Great Texts professor invites families to ‘Dine with the Saints’ in new cookbook

Dr. Michael Foley adds "Dining with the Saints" to his series of pastoral books. Grace Everett | Photographer

By Allie Sczech | Reporter

In addition to his academic publications on St. Augustine, professor of patristics Dr. Michael Foley has branched out to write a series of pastoral books. His newest addition, “Dining with the Saints: The Sinner’s Guide to a Righteous Feast,” is a cookbook.

“‘Dining with the Saints’ brings the Catholic liturgical year to life, pairing over two hundred saints’ stories with an irresistible smorgasbord of international recipes,” the cookbook’s description reads.

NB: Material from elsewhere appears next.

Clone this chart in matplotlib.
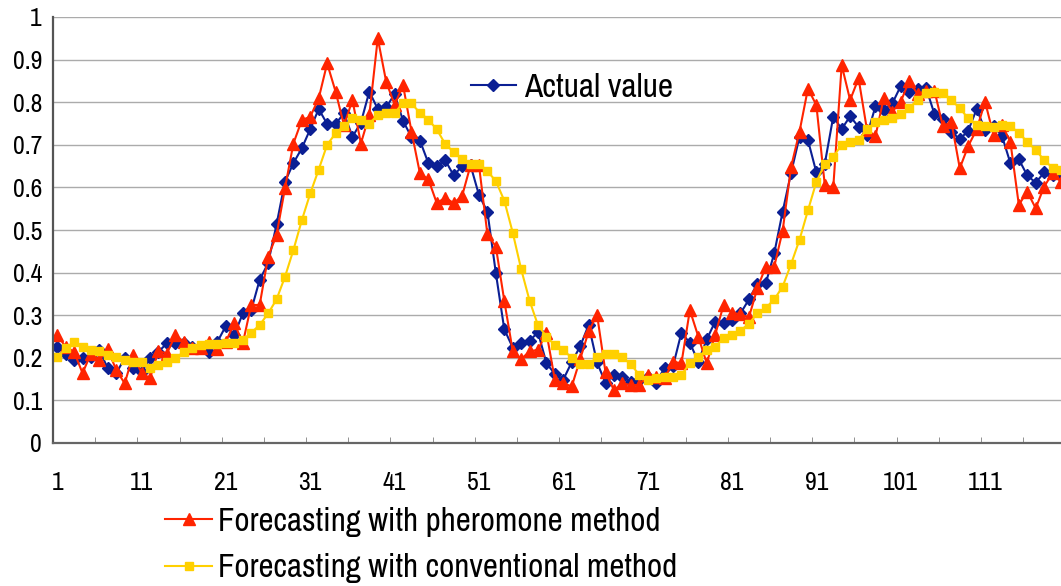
import matplotlib
matplotlib.use("Agg")
import matplotlib.pyplot as plt
from matplotlib import font_manager
from matplotlib.ticker import FixedLocator

# pick a narrow face if one is installed
fonts = font_manager.fontManager.ttflist
narrow = [f.name for f in fonts if 'Narrow' in f.name or 'Condensed' in f.name]
if narrow:
    plt.rcParams['font.family'] = [narrow[0], 'DejaVu Sans']
else:
    plt.rcParams['font.family'] = ['Liberation Sans', 'DejaVu Sans']

# series values
actual = [0.226, 0.210, 0.195, 0.199, 0.203, 0.218, 0.175, 0.164, 0.199, 0.175,
          0.167, 0.199, 0.214, 0.234, 0.234, 0.234, 0.226, 0.222, 0.214, 0.238,
          0.275, 0.254, 0.304, 0.312, 0.383, 0.422, 0.513, 0.613, 0.657, 0.692,
          0.737, 0.784, 0.749, 0.749, 0.774, 0.719, 0.752, 0.825, 0.784, 0.788,
          0.819, 0.756, 0.718, 0.710, 0.657, 0.650, 0.664, 0.628, 0.650, 0.652,
          0.582, 0.543, 0.399, 0.267, 0.224, 0.234, 0.240, 0.260, 0.187, 0.162,
          0.149, 0.190, 0.227, 0.277, 0.189, 0.141, 0.160, 0.154, 0.144, 0.148,
          0.156, 0.140, 0.177, 0.180, 0.259, 0.235, 0.191, 0.243, 0.285, 0.282,
          0.289, 0.304, 0.337, 0.374, 0.375, 0.445, 0.543, 0.634, 0.719, 0.711,
          0.635, 0.656, 0.766, 0.737, 0.767, 0.742, 0.722, 0.790, 0.781, 0.797,
          0.838, 0.825, 0.831, 0.834, 0.772, 0.761, 0.731, 0.713, 0.733, 0.784,
          0.735, 0.744, 0.721, 0.657, 0.666, 0.628, 0.611, 0.635, 0.630, 0.630]

pheromone = [0.253, 0.226, 0.214, 0.164, 0.210, 0.195, 0.220, 0.171, 0.140, 0.207,
             0.164, 0.152, 0.216, 0.210, 0.253, 0.238, 0.222, 0.222, 0.238, 0.220,
             0.238, 0.282, 0.234, 0.324, 0.324, 0.437, 0.488, 0.598, 0.703, 0.758,
             0.766, 0.809, 0.891, 0.825, 0.746, 0.805, 0.703, 0.770, 0.950, 0.848,
             0.794, 0.840, 0.731, 0.633, 0.619, 0.563, 0.576, 0.563, 0.580, 0.652,
             0.652, 0.490, 0.461, 0.334, 0.216, 0.197, 0.215, 0.219, 0.259, 0.148,
             0.140, 0.133, 0.197, 0.262, 0.301, 0.166, 0.124, 0.140, 0.136, 0.136,
             0.160, 0.156, 0.152, 0.191, 0.187, 0.312, 0.250, 0.187, 0.254, 0.324,
             0.306, 0.302, 0.295, 0.363, 0.414, 0.414, 0.498, 0.648, 0.731, 0.832,
             0.793, 0.605, 0.600, 0.887, 0.805, 0.856, 0.735, 0.720, 0.811, 0.778,
             0.801, 0.850, 0.819, 0.827, 0.827, 0.743, 0.754, 0.645, 0.697, 0.736,
             0.801, 0.723, 0.747, 0.707, 0.559, 0.590, 0.551, 0.602, 0.633, 0.613]

conventional = [0.201, 0.222, 0.238, 0.226, 0.218, 0.216, 0.206, 0.201, 0.195, 0.191,
                0.189, 0.175, 0.183, 0.191, 0.199, 0.214, 0.222, 0.230, 0.232, 0.232,
                0.234, 0.234, 0.242, 0.259, 0.277, 0.304, 0.337, 0.390, 0.453, 0.523,
                0.586, 0.642, 0.700, 0.727, 0.743, 0.762, 0.758, 0.750, 0.770, 0.775,
                0.774, 0.799, 0.797, 0.775, 0.759, 0.736, 0.702, 0.683, 0.667, 0.656,
                0.656, 0.638, 0.615, 0.569, 0.494, 0.408, 0.334, 0.276, 0.250, 0.230,
                0.218, 0.200, 0.186, 0.185, 0.201, 0.209, 0.208, 0.201, 0.185, 0.160,
                0.147, 0.152, 0.156, 0.156, 0.160, 0.187, 0.203, 0.218, 0.226, 0.246,
                0.254, 0.264, 0.280, 0.304, 0.317, 0.337, 0.367, 0.420, 0.477, 0.546,
                0.613, 0.655, 0.672, 0.700, 0.707, 0.712, 0.736, 0.753, 0.758, 0.764,
                0.772, 0.786, 0.806, 0.821, 0.825, 0.822, 0.805, 0.786, 0.762, 0.747,
                0.744, 0.741, 0.747, 0.744, 0.728, 0.707, 0.688, 0.664, 0.646, 0.641]

x = list(range(1, len(actual) + 1))
x_labels = list(range(1, 112, 10))
y_ticks = [i / 10 for i in range(11)]
y_labels = ['0', '0.1', '0.2', '0.3', '0.4', '0.5', '0.6', '0.7', '0.8', '0.9', '1']

fig = plt.figure(figsize=(10.61, 5.86), dpi=100)
ax = fig.add_axes([53 / 1061, 143 / 586, 1 - 53 / 1061, 426 / 586])

l1, = ax.plot(x, actual, color='#0B1F94', lw=1.5, marker='D', ms=6.3,
              label='Actual value')
l2, = ax.plot(x, pheromone, color='#FF2400', lw=1.5, marker='^', ms=8.5,
              label='Forecasting with pheromone method')
l3, = ax.plot(x, conventional, color='#FFD000', lw=1.5, marker='s', ms=6.3,
              label='Forecasting with conventional method')

ax.set_xlim(0.5, 120.0)
ax.set_ylim(0, 1)
ax.set_yticks(y_ticks)
ax.set_yticklabels(y_labels)
ax.set_xticks(x_labels)
ax.set_xticklabels([str(v) for v in x_labels])
ax.xaxis.set_minor_locator(FixedLocator([k + 0.5 for k in range(5, 120, 5)]))
ax.tick_params(axis='x', which='major', length=0, pad=20, labelsize=18.5)
ax.tick_params(axis='x', which='minor', length=4, direction='in', color='#808080')
ax.tick_params(axis='y', length=0, pad=8, labelsize=18.5)

ax.grid(axis='y', color='#ABABAB', lw=1)
ax.set_axisbelow(True)
for s in ['top', 'right']:
    ax.spines[s].set_visible(False)
ax.spines['left'].set_color('#555555')
ax.spines['left'].set_linewidth(1.6)
ax.spines['bottom'].set_color('#666666')
ax.spines['bottom'].set_linewidth(1.6)

ax.legend(handles=[l1], loc='center left', bbox_to_anchor=(0.401, 0.833),
          frameon=False, fontsize=24, handlelength=1.35, handletextpad=0.25,
          borderaxespad=0)
fig.legend(handles=[l2, l3], loc='center left', bbox_to_anchor=(152 / 1061, 1 - 545 / 586),
           frameon=False, fontsize=23.7, handlelength=1.42, handletextpad=0.2,
           labelspacing=0.5, borderaxespad=0)

fig.savefig('out.png', dpi=100)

Foley said the cookbook builds on his previous books that focused on creating the “liturgically correct cocktail,” including “Drinking with the Saints: The Sinner’s Guide to a Holy Happy Hour,” Drinking with Saint Nick: Christmas Cocktails for Sinners and Saints” and “Drinking with Your Patron Saints: The Sinner’s Guide to Honoring Namesakes and Protectors.”

“The purpose of the cocktail books wasn’t to encourage drunkenness,” Foley said. “It was to encourage merriment among couples — the evening cocktail to strengthen the relationship between Mom and Dad.”

Whereas the cocktail books are geared toward couples, Foley said the cookbook is aimed at families and encourages the practice of the family meal.

According to the Family Meals Movement website, the family meal is “the foundation for a healthy nation,” not only improving diets with greater fruit and vegetable consumption but also enhancing family connectedness, problem-solving and communication.

They have done all of these studies that link the loss of the family meal to smaller vocabularies, lower academic performance, high substance abuse [and] more unwanted pregnancy,” Foley said.

Associate professor of philosophy Dr. Tom Ward said he admires Foley for writing a book that addresses traditional ideas that have largely been forgotten.

C.S. Lewis once described himself as a ‘dinosaur’ relative to the modern, post-WW2 generation he was teaching,” Ward said. “Foley, too, is a dinosaur — someone who stands for convictions and manners that so many people have abandoned.”

Ward said Foley is also unique in his ability to write both academic works and more lighthearted pastoral books.

What stands out about Foley as an author is that he can go back and forth between technical, scholarly writing and enjoyable, accessible writing, Ward said. “But when he is in his ‘popular’ mode, he is still bringing his great learning to bear on whatever he’s writing about, whether it’s an obscure Catholic custom or the proper way to mix a martini.”